# 90 cabinet doors to strip paint!! How to do fast?



## laanguiano (Jun 15, 2010)

Taking on a job to refinish a kitchens latex painted cabinets. 90 doors and drawers!!! Ahhh.

I used chemical stripper, sandpaper , and card scrapers and it took like 2 hrs for one door.

What's the quickest and best way to do it for such a large job?


----------



## AlaskaGuy (Jan 29, 2012)

You can buy paint grade doors pretty reasonable. No way I'd head down your path.


----------



## kdc68 (Mar 2, 2012)

*+1 AlaskaGuy*
You can buy paint grade doors pretty reasonable. No way I'd head down your path

Buying new would also give you a chance to make changes in the style of door and drawer fronts (ie from flat panel to an arched raised panel) . Another added bonus to renovating the kitchen….


----------



## Buckethead (Apr 14, 2013)

What if this is for a client? Then our friend is stuck. My guess is they are raised panel doors if it took 2hours to strip one door. 2×90=180. Massive project.

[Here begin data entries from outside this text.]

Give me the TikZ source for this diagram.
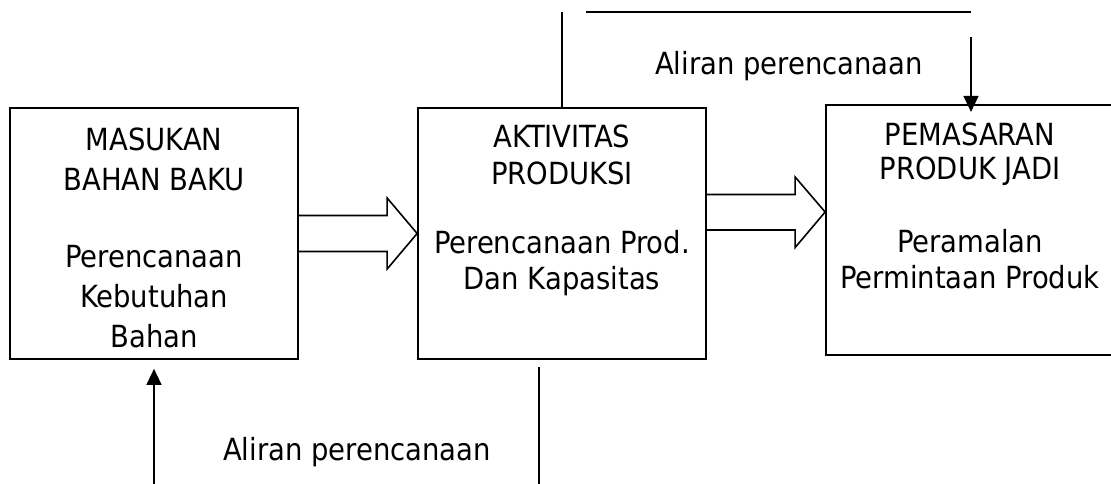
\documentclass[tikz,border=0pt]{standalone}
\usepackage{fontspec}
\setmainfont{DejaVu Sans Condensed}
\usetikzlibrary{arrows.meta,calc,positioning}
\tikzset{
  kotak/.style={draw,line width=1.7pt,minimum width=288,minimum height=251,inner sep=0pt},
  teks/.style={align=center,inner sep=0pt,font=\fontsize{30.5}{40}\selectfont},
  teksrapat/.style={teks,font=\fontsize{30.5}{36.5}\selectfont},
  garis/.style={line width=1.5pt},
  blok/.style={line width=1.6pt,line join=miter},
  panah/.style={garis,-{Triangle[length=16pt,width=15pt]}}
}
\begin{document}
\begin{tikzpicture}[x=1pt,y=-1pt]
\useasboundingbox (0,0) rectangle (1111,484);
% kotak
\node[kotak] (masukan) at (154,233.5) {};
\node[kotak] (aktivitas) at (562,233.5) {};
\node[kotak,minimum height=250.5] (pemasaran) at (970,230) {};
% isi kotak
\node[teks,anchor=north] (masukanJudul) at (154,128) {MASUKAN\\BAHAN BAKU};
\node[teks,anchor=north] (masukanIsi) at (154,245) {Perencanaan\\Kebutuhan\\Bahan};
\node[teksrapat,anchor=north] (aktivitasJudul) at (562,125) {AKTIVITAS\\PRODUKSI};
\node[teksrapat,anchor=north] (aktivitasIsi) at (562,230) {Perencanaan Prod.\\Dan Kapasitas};
\node[teksrapat,anchor=north,font=\fontsize{30.5}{34}\selectfont] (pemasaranJudul) at (970,123) {PEMASARAN\\PRODUK JADI};
\node[teksrapat,anchor=north] (pemasaranIsi) at (970,229) {Peramalan\\Permintaan Produk};
% panah blok
\draw[blok] ($(aktivitas.west)+(-120,-18)$) -- ++(90,0) -- ++(0,-17.5) -- (aktivitas.west)
  -- ++(-30,35.5) -- ++(0,-17.5) -- ++(-90,0);
\draw[blok] ($(pemasaran.west)+(-120,-35.5)$) -- ++(90,0) -- ++(0,-17.5) -- ($(pemasaran.west)+(0,-18)$)
  -- ++(-30,35.5) -- ++(0,-17.5) -- ++(-90,0);
% aliran atas
\coordinate (atasKiri) at (562,12);
\coordinate (atasGaris1) at (586,12);
\coordinate (atasGaris2) at (971,12);
\coordinate (atasPanah) at (971,37);
\draw[garis] (aktivitas.north) -- (atasKiri);
\draw[garis] (atasGaris1) -- (atasGaris2);
\draw[panah] (atasPanah) -- ($(pemasaran.north)+(1,8)$);
\node[teks,anchor=base] (aliranAtas) at (789,75) {Aliran perencanaan};
% aliran bawah
\coordinate (bawahKiri) at (154,484);
\coordinate (bawahKanan1) at (539,367);
\coordinate (bawahKanan2) at (539,484);
\draw[panah] (bawahKiri) -- ($(masukan.south)+(0,9)$);
\draw[garis] (bawahKanan1) -- (bawahKanan2);
\node[teks,anchor=base] (aliranBawah) at (357,460) {Aliran perencanaan};
\end{tikzpicture}
\end{document}
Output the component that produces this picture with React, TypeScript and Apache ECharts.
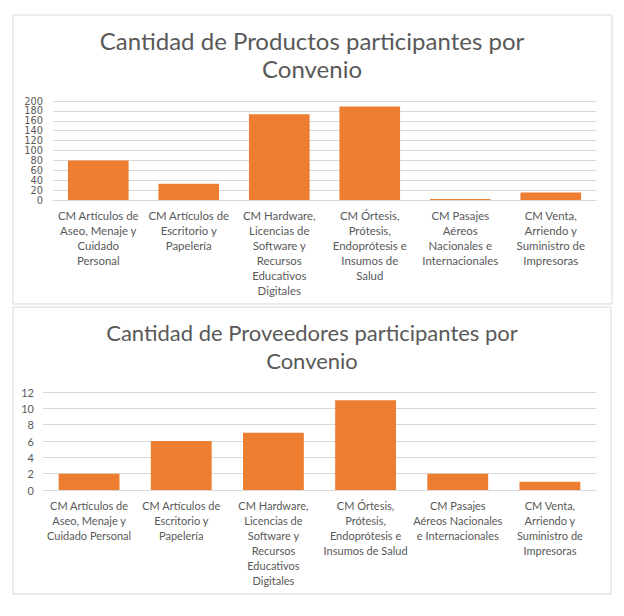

Not something I do, but I might try a couple methods to speed the process. A belt sander, a power plane, outsourcing… THAT'S IT! Outsourcing!


----------



## skipj (Mar 6, 2012)

I like what buckethead said, outsource AND i'll take the job. At my hourly shop rate thats a nice chunk of change.I am doing a kitchen now. Refacing the face frames and building new drawers and doors.


----------



## RockyTopScott (Nov 16, 2008)

Soda blasting. If you do this alot, it will save time and $$$


----------



## patron (Apr 2, 2009)

find a furniture stripper company
one with a 'dip tank'

so much for a sq. ft.
they dip
strip and brush 
and rinse them

you just need to lightly sand to knock down the raised grain
before your new finish
get a bid
and add your cost for it too


----------



## laanguiano (Jun 15, 2010)

Here's a picture of one section of cabinets and the finished product. It took at least an 2 hours for that one door.


----------



## kdc68 (Mar 2, 2012)

*Adrian A*.... I retract my previous post about buying new….and changing the style…. That is a beautiful door….Hopefully you find an efficient and fast method to strip the paint. Others have posted sending them out to be stripped. That may be the best method in terms of their cost versus your time


----------



## cabmaker (Sep 16, 2010)

How about new doors, much quicker.


----------



## laanguiano (Jun 15, 2010)

He likes the ones he has and I'd rather save on lumber and just refinish them. More profit : )


----------



## Charlie5791 (Feb 21, 2012)

Try a heat gun. Aside from vat stripping by a pro stripping shop, I don't see any way around you having to diddle around with the profile. But a heat gun might peel latex right off. Depends how many coats and what was on it BEFORE the latex.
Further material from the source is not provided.